● **WHAT IS BEING ASKED**
Starting at the first line of the data, print each line verbatim up to and including the line bearing "from matplotlib.lines import Line2D", omitting pictures.

● **DATA**
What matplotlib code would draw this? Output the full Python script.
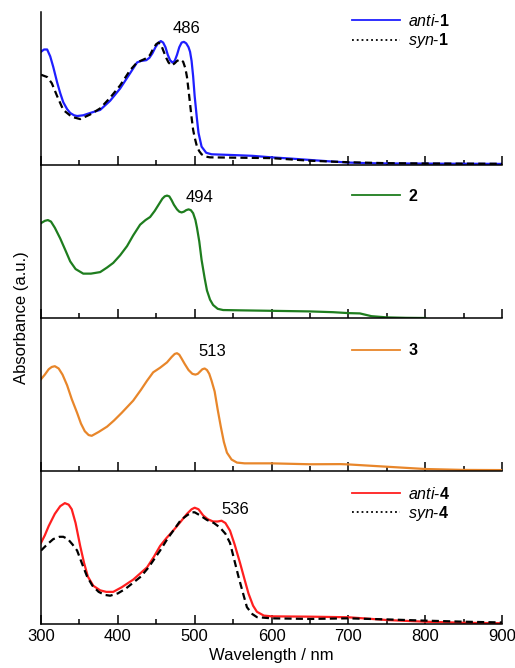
import numpy as np
import matplotlib
matplotlib.use('Agg')
import matplotlib.pyplot as plt
from matplotlib.lines import Line2D

plt.rcParams['font.family'] = ['Liberation Sans', 'DejaVu Sans']
plt.rcParams['mathtext.fontset'] = 'custom'
plt.rcParams['mathtext.rm'] = 'Liberation Sans'
plt.rcParams['mathtext.it'] = 'Liberation Sans:italic'
plt.rcParams['mathtext.bf'] = 'Liberation Sans:bold'

# anti-1 / syn-1
wl_anti1 = [300, 304, 308, 312, 316, 321, 325, 329, 334, 338, 343, 347, 355, 364, 377, 390, 403, 416, 425,
            430, 437, 441, 445, 449, 453, 456, 459, 462, 465, 468, 471, 474, 477, 480, 483, 486, 489, 492,
            494, 496, 498, 500, 503, 505, 509, 515, 522, 550, 575, 600, 625, 650, 675, 700, 725, 750,
            800, 850, 900]
abs_anti1 = [0.74, 0.755, 0.755, 0.71, 0.64, 0.54, 0.47, 0.41, 0.365, 0.34, 0.325, 0.32, 0.325, 0.34,
             0.36, 0.42, 0.50, 0.60, 0.67, 0.68, 0.685, 0.70, 0.73, 0.77, 0.80, 0.81, 0.80, 0.77, 0.72,
             0.685, 0.67, 0.68, 0.72, 0.77, 0.80, 0.805, 0.795, 0.77, 0.74, 0.68, 0.58, 0.45, 0.30, 0.21,
             0.12, 0.08, 0.07, 0.065, 0.06, 0.05, 0.042, 0.033, 0.024, 0.016, 0.012, 0.01, 0.009, 0.008,
             0.007]
wl_syn1 = [300, 308, 314, 321, 329, 340, 351, 364, 377, 390, 403, 416, 425, 438, 442, 446, 450, 453,
           456, 459, 463, 466, 470, 474, 477, 481, 485, 488, 490, 492, 494, 496, 498, 500, 503, 506, 509,
           514, 520, 550, 600, 650, 700, 750, 800, 900]
abs_syn1 = [0.59, 0.575, 0.535, 0.45, 0.36, 0.315, 0.30, 0.33, 0.37, 0.44, 0.52, 0.62, 0.67, 0.70,
            0.72, 0.76, 0.79, 0.80, 0.79, 0.75, 0.70, 0.67, 0.65, 0.665, 0.68, 0.69, 0.675, 0.63,
            0.575, 0.49, 0.40, 0.31, 0.23, 0.18, 0.12, 0.09, 0.07, 0.055, 0.05, 0.048, 0.045, 0.028,
            0.018, 0.012, 0.01, 0.008]

# 2
wl_2 = [300, 305, 309, 313, 318, 325, 332, 338, 345, 355, 365, 377, 386, 394, 403, 412, 420, 429, 436,
        442, 448, 453, 458, 461, 464, 467, 470, 473, 477, 480, 483, 486, 489, 492, 495, 498, 501, 503,
        506, 509, 513, 516, 520, 524, 530, 537, 560, 600, 650, 680, 700, 715, 730, 750, 775, 800]
abs_2 = [0.62, 0.635, 0.64, 0.63, 0.59, 0.52, 0.44, 0.37, 0.32, 0.29, 0.29, 0.30, 0.33, 0.36, 0.41,
         0.47, 0.54, 0.61, 0.64, 0.66, 0.70, 0.74, 0.78, 0.795, 0.80, 0.795, 0.77, 0.74, 0.71, 0.695,
         0.69, 0.695, 0.705, 0.71, 0.705, 0.685, 0.64, 0.59, 0.50, 0.38, 0.26, 0.18, 0.12, 0.085,
         0.06, 0.052, 0.05, 0.047, 0.043, 0.038, 0.032, 0.03, 0.012, 0.004, 0.001, 0.0]

# 3
wl_3 = [300, 305, 310, 314, 318, 323, 328, 334, 340, 347, 352, 357, 362, 366, 375, 386, 395, 405, 420,
        430, 438, 446, 455, 464, 470, 474, 477, 480, 483, 487, 492, 497, 501, 504, 507, 510, 513, 516,
        519, 522, 526, 530, 534, 538, 542, 548, 555, 565, 600, 650, 690, 700, 750, 800, 850, 900]
abs_3 = [0.60, 0.63, 0.665, 0.68, 0.685, 0.67, 0.63, 0.56, 0.47, 0.38, 0.31, 0.26, 0.235, 0.23, 0.255,
         0.29, 0.33, 0.38, 0.46, 0.53, 0.59, 0.645, 0.675, 0.71, 0.745, 0.765, 0.77, 0.76, 0.735, 0.70,
         0.66, 0.635, 0.63, 0.635, 0.65, 0.665, 0.67, 0.66, 0.635, 0.59, 0.52, 0.40, 0.29, 0.19, 0.12,
         0.075, 0.055, 0.05, 0.05, 0.044, 0.045, 0.043, 0.028, 0.013, 0.007, 0.006]

# anti-4 / syn-4
wl_anti4 = [300, 305, 310, 318, 325, 331, 336, 340, 345, 351, 356, 361, 368, 377, 385, 394, 405, 420,
            438, 447, 455, 463, 472, 482, 490, 496, 500, 505, 511, 517, 524, 530, 535, 540, 546, 552,
            559, 565, 570, 576, 581, 590, 600, 650, 700, 725, 750, 800, 850, 900]
abs_anti4 = [0.53, 0.58, 0.64, 0.72, 0.77, 0.79, 0.78, 0.75, 0.66, 0.51, 0.40, 0.31, 0.25, 0.22, 0.21,
             0.21, 0.24, 0.29, 0.37, 0.44, 0.51, 0.56, 0.61, 0.67, 0.72, 0.75, 0.76, 0.75, 0.71, 0.685,
             0.67, 0.67, 0.675, 0.66, 0.61, 0.52, 0.40, 0.29, 0.20, 0.12, 0.08, 0.055, 0.05, 0.048,
             0.044, 0.035, 0.026, 0.015, 0.008, 0.005]
wl_syn4 = [300, 308, 316, 324, 329, 335, 341, 347, 353, 360, 367, 375, 383, 390, 400, 410, 420, 430, 440,
           455, 465, 475, 482, 490, 496, 500, 507, 516, 525, 533, 540, 546, 551, 557, 563, 568, 575, 581,
           600, 650, 700, 750, 800, 850, 900]
abs_syn4 = [0.48, 0.52, 0.555, 0.57, 0.57, 0.555, 0.52, 0.48, 0.40, 0.31, 0.25, 0.21, 0.19, 0.185, 0.20,
            0.23, 0.27, 0.31, 0.37, 0.48, 0.56, 0.63, 0.68, 0.71, 0.73, 0.73, 0.71, 0.68, 0.66, 0.63,
            0.59, 0.53, 0.43, 0.31, 0.20, 0.11, 0.065, 0.045, 0.037, 0.033, 0.037, 0.03, 0.022, 0.015,
            0.01]

peak_labels = ['486', '494', '513', '536']
peak_pos = [(489, 0.895), (506, 0.79), (523, 0.78), (553, 0.75)]

blue = '#1f1fff'
green = '#1e7d1e'
orange = '#e8862a'
red = '#ff1f1f'

fig = plt.figure(figsize=(5.15, 6.68), dpi=100)
left, width = 41 / 515, 461 / 515
panel_h = 153 / 668
bottom0 = 1 - 624 / 668

axes = []
for i in range(4):
    ax = fig.add_axes([left, bottom0 + (3 - i) * panel_h, width, panel_h])
    axes.append(ax)

lw = 1.6
dash = (3.2, 1.9)

axes[0].plot(wl_anti1, abs_anti1, color=blue, lw=lw)
axes[0].plot(wl_syn1, abs_syn1, color='black', lw=lw, dashes=dash)
axes[1].plot(wl_2, abs_2, color=green, lw=lw)
axes[2].plot(wl_3, abs_3, color=orange, lw=lw)
axes[3].plot(wl_anti4, abs_anti4, color=red, lw=lw)
axes[3].plot(wl_syn4, abs_syn4, color='black', lw=lw, dashes=dash)

legends = [
    ([Line2D([], [], color=blue, lw=1.3), Line2D([], [], color='black', lw=1.3, ls=':')],
     [r'$\mathit{anti}$-$\mathbf{1}$', r'$\mathit{syn}$-$\mathbf{1}$'], 0.995),
    ([Line2D([], [], color=green, lw=1.3)], [r'$\mathbf{2}$'], 0.85),
    ([Line2D([], [], color=orange, lw=1.3)], [r'$\mathbf{3}$'], 0.84),
    ([Line2D([], [], color=red, lw=1.3), Line2D([], [], color='black', lw=1.3, ls=':')],
     [r'$\mathit{anti}$-$\mathbf{4}$', r'$\mathit{syn}$-$\mathbf{4}$'], 0.905),
]

for i, ax in enumerate(axes):
    ax.set_xlim(300, 900)
    ax.set_ylim(0, 1)
    for s in ['top', 'right']:
        ax.spines[s].set_visible(False)
    ax.spines['left'].set_linewidth(1.1)
    ax.spines['bottom'].set_linewidth(1.1)
    ax.set_yticks([])
    ax.set_xticks(np.arange(300, 901, 100))
    ax.set_xticks(np.arange(350, 900, 100), minor=True)
    ax.tick_params(axis='x', which='major', direction='in', length=6.5, width=1.1, labelsize=12)
    ax.tick_params(axis='x', which='minor', direction='in', length=3.3, width=1.1)
    if i < 3:
        ax.tick_params(axis='x', labelbottom=False)
    ax.patch.set_visible(False)

    handles, labels, ytop = legends[i]
    ax.legend(handles, labels, loc='upper left', bbox_to_anchor=(0.6746, ytop), frameon=False,
              fontsize=11.5, handlelength=3.0, handletextpad=0.5, labelspacing=0.15,
              borderpad=0, borderaxespad=0)

    ax.text(peak_pos[i][0], peak_pos[i][1], peak_labels[i], ha='center', va='center', fontsize=12)

axes[3].set_xlabel('Wavelength / nm', fontsize=12, labelpad=3)
fig.text(22 / 515, 1 - 318 / 668, 'Absorbance (a.u.)', rotation=90, ha='center', va='center', fontsize=12)

fig.savefig('out.png', dpi=100)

● **WORKED ANSWER**
What matplotlib code would draw this? Output the full Python script.
import numpy as np
import matplotlib
matplotlib.use('Agg')
import matplotlib.pyplot as plt
from matplotlib.lines import Line2D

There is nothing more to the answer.